Kuala Lumpur: – The Securities Commission Malaysia (SC) expects fundraising activities in the Malaysian capital market to hit MYR80 billion ($19.39 billion) in 2016, 11 per cent lower than the MYR90 billion ($21.81 billion) raised last year.
Of the estimated MYR80 billion, SC chairman Ranjit Ajit Singh said MYR75 billion ($18.18 billion) is expected to be from bonds, and MYR5 billion ($1.21 billion) from initial public offerings (IPO).
The secondary market is estimated to raise MYR17 billion to MYR18 billion ($4.12-4.36 billion) this year, taking a leaf from similar trend in the previous years.
“There are a host of factors behind these figures, these are estimates based on (information from) those who have been engaging with us, assessments that we have taken, and discussions with investment bankers. Based on these, we have an approximation,” he told the press at the launch of the SC’s 2015 annual report on Thursday.
Singh noted that while the expectations were conservative, the Malaysian market has seen consistent capital raising, against the backdrop of external volatility. This steady capital flow, he said, is expected to sustain.
Among the highlights of the annual report, the SC noted that the Malaysian capital market grew across all segments, expanding 2.1 per cent to MYR2.82 trillion ($680 billion), equivalent to the 2.5 times of the size of the domestic economy.
The equity market increased 2.6 per cent to MYR1.7 trillion, from MYR1.65 trillion in 2014; while the bond and sukuk (Islamic bond) market grew by 1.4 per cent to MYR1.12 trillion.
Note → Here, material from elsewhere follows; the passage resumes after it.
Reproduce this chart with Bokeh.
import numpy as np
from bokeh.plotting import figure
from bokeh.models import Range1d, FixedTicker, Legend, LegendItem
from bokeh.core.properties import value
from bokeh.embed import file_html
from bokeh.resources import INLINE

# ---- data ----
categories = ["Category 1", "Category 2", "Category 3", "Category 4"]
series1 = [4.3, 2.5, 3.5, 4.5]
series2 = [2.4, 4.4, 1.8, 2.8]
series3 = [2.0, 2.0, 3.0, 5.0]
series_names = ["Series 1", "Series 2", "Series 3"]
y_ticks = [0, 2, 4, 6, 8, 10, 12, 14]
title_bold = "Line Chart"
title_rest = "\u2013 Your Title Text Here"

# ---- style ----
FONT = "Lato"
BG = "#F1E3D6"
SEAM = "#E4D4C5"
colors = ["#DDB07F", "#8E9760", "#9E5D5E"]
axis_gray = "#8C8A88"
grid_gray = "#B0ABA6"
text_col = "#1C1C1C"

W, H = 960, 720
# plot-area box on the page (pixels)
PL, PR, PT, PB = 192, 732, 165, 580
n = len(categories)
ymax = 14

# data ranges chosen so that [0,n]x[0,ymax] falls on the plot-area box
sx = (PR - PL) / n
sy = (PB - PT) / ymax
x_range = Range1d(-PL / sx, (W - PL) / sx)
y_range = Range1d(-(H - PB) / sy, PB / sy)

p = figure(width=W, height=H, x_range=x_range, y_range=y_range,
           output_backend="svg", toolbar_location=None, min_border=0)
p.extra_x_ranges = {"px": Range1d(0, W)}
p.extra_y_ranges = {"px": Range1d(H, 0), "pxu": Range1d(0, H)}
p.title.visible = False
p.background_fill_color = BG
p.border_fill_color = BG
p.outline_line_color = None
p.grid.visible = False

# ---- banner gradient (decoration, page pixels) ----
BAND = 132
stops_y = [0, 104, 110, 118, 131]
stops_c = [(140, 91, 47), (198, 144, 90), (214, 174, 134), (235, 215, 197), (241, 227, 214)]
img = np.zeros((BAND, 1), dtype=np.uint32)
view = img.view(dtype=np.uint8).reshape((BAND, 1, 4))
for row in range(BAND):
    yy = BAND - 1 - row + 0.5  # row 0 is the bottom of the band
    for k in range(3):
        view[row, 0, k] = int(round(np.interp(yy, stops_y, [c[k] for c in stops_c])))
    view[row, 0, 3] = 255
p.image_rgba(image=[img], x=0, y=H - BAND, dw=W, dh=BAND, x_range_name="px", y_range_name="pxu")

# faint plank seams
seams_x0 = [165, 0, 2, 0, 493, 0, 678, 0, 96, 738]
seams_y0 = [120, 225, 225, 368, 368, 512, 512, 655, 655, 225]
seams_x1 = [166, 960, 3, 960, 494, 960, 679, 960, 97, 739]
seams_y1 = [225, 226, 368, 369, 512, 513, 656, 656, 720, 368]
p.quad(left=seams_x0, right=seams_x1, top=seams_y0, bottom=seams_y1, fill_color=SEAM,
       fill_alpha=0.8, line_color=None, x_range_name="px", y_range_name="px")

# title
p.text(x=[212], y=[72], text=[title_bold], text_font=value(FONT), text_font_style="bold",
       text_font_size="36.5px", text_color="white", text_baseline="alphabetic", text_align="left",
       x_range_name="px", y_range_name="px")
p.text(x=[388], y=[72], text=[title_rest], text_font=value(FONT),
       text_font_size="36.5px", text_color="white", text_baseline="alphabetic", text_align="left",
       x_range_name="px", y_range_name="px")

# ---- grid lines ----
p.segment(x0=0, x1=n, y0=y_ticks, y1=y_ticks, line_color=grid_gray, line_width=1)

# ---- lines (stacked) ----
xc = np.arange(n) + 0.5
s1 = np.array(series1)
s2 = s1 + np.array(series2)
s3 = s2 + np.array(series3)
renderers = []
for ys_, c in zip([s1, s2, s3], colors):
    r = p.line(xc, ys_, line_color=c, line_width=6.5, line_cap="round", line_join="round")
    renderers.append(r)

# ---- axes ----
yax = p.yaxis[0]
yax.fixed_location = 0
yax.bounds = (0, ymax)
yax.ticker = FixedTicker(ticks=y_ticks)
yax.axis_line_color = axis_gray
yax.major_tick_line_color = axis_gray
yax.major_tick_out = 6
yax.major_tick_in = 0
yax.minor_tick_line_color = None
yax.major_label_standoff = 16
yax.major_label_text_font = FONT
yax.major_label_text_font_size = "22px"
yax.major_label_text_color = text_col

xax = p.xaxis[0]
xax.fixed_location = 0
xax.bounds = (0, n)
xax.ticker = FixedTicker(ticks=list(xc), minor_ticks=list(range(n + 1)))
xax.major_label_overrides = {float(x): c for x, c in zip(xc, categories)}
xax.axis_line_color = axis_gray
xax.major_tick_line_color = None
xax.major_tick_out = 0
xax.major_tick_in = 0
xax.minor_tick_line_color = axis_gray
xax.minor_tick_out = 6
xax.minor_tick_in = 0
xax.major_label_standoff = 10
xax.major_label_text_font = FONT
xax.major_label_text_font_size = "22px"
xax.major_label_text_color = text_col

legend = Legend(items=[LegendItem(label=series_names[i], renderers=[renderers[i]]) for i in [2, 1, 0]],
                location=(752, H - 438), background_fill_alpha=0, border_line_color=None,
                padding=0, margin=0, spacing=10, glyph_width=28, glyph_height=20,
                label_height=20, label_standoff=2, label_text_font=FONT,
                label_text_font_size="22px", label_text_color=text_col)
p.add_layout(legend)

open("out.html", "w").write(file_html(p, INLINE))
Malaysian remains the third-largest bond market in Asia, and is leading in the sukuk market with 54.3 per cent of the global sukuk outstanding.
Islamic capital market expanded 6.7 per cent to MYR1.7 trillion, with market capitalisation of shariah-compliant securities at MYR1.09 trillion, representing 64.1 per cent of the total market capitalisation.
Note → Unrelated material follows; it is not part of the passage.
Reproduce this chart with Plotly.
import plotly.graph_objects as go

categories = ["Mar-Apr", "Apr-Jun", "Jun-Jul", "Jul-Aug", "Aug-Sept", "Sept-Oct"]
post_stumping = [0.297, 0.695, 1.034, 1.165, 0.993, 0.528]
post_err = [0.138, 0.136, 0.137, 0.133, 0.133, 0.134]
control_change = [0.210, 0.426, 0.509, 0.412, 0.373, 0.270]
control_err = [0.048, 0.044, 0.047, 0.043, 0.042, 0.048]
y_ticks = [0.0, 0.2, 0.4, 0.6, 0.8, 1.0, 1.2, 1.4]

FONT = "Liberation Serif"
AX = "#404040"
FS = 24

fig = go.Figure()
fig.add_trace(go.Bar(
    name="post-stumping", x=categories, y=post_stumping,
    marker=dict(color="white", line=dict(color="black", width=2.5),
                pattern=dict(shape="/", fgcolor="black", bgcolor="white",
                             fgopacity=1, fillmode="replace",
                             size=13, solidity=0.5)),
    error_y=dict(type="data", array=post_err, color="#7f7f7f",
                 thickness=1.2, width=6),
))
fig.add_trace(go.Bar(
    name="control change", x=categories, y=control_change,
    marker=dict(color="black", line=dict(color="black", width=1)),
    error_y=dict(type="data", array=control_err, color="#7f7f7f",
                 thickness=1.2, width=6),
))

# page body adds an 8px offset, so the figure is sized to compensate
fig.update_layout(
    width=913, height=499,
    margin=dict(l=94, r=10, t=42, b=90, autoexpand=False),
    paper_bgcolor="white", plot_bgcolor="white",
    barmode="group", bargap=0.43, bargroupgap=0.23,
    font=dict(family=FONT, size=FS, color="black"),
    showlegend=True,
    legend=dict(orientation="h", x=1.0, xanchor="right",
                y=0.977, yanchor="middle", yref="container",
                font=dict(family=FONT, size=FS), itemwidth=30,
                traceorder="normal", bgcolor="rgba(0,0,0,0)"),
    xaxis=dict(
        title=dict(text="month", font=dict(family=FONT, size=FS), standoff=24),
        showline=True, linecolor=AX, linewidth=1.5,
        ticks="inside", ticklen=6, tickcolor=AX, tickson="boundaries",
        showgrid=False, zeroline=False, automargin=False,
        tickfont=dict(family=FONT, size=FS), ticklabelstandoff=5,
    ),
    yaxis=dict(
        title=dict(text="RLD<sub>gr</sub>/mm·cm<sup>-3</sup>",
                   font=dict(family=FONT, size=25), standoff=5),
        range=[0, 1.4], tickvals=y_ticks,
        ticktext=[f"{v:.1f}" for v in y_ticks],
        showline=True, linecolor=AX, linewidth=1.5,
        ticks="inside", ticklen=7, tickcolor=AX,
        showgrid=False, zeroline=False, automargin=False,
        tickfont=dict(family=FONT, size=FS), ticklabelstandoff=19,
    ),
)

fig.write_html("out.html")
Within the fund management industry, Malaysia registered a 6 per cent growth with asset under management (AUM), hitting MYR668 billion ($166.73 billion) in 2015.
Looking back on the statutory body’s achievements last year, Singh highlighted that Malaysia has been granted the full membership in the inter-governmental policymaking body Financial Action Task Force (FATF), as part of the measures to combat money laundering activities.
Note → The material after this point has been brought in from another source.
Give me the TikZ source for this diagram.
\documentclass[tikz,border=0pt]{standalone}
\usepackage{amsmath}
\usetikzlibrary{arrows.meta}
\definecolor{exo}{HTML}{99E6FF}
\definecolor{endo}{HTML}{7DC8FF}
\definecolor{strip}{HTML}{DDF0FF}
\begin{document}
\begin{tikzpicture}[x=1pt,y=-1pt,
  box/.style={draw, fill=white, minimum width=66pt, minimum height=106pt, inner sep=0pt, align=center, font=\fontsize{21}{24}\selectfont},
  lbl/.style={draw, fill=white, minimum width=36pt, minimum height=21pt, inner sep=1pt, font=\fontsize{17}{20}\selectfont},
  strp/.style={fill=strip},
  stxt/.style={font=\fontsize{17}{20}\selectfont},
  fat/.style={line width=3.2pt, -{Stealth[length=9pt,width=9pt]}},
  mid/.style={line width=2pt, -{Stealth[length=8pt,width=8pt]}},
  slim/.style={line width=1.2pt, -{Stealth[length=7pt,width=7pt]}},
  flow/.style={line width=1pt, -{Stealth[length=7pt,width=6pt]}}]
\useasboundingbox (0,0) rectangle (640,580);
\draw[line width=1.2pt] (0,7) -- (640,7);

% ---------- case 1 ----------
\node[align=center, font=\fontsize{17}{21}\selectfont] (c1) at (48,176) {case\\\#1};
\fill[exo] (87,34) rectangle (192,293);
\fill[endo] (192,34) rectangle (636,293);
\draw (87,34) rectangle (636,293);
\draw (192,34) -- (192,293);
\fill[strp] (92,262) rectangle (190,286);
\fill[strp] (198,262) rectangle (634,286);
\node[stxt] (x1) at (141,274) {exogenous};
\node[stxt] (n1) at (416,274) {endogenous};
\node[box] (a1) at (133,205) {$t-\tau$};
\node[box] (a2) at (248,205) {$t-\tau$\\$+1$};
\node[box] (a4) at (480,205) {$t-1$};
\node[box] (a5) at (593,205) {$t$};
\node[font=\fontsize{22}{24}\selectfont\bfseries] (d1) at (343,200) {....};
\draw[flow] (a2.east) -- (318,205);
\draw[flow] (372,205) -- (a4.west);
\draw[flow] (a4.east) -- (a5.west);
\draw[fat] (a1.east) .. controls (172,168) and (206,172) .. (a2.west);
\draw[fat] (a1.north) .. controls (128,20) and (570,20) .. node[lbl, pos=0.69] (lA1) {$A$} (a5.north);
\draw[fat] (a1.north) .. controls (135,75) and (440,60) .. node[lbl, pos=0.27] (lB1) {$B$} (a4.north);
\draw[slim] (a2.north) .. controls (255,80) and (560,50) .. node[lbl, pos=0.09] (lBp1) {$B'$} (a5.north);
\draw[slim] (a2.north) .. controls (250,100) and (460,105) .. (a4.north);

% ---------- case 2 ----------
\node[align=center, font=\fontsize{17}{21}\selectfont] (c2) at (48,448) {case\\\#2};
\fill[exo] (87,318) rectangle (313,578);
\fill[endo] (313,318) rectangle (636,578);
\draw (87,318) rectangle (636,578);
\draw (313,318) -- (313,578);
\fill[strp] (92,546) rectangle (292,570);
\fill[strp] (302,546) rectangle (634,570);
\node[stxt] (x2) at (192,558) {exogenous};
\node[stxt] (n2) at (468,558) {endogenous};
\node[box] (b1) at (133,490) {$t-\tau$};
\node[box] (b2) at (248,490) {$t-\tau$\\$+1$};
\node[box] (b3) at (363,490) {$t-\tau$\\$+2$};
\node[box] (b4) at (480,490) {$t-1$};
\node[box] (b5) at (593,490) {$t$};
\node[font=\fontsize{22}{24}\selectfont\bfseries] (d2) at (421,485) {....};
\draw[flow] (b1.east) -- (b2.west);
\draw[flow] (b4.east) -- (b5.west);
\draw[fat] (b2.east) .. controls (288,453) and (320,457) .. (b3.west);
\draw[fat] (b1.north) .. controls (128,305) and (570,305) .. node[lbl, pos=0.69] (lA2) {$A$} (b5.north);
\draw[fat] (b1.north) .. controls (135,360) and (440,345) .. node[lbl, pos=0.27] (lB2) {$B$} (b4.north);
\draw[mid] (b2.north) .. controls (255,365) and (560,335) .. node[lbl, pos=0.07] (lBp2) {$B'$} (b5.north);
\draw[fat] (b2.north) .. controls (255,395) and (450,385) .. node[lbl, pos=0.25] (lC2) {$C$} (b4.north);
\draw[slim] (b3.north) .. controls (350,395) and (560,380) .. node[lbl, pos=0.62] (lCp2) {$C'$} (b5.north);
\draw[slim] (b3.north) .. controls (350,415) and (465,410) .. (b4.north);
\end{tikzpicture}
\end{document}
SC executive director Foo Lee Mei said: “We went through the exercise, and essentially, our financial and supervisory framework as well as our legal framework were found to be highly compliant.
Full-member countries under the FATF are granted certain recognitions which will make the handling of cross-border transactions easier.
The SC has also obtained the approval to set up International Organisation of Securities Commissions’ (IOSCO) first regional office outside of Madrid, Spain, in Kuala Lumpur.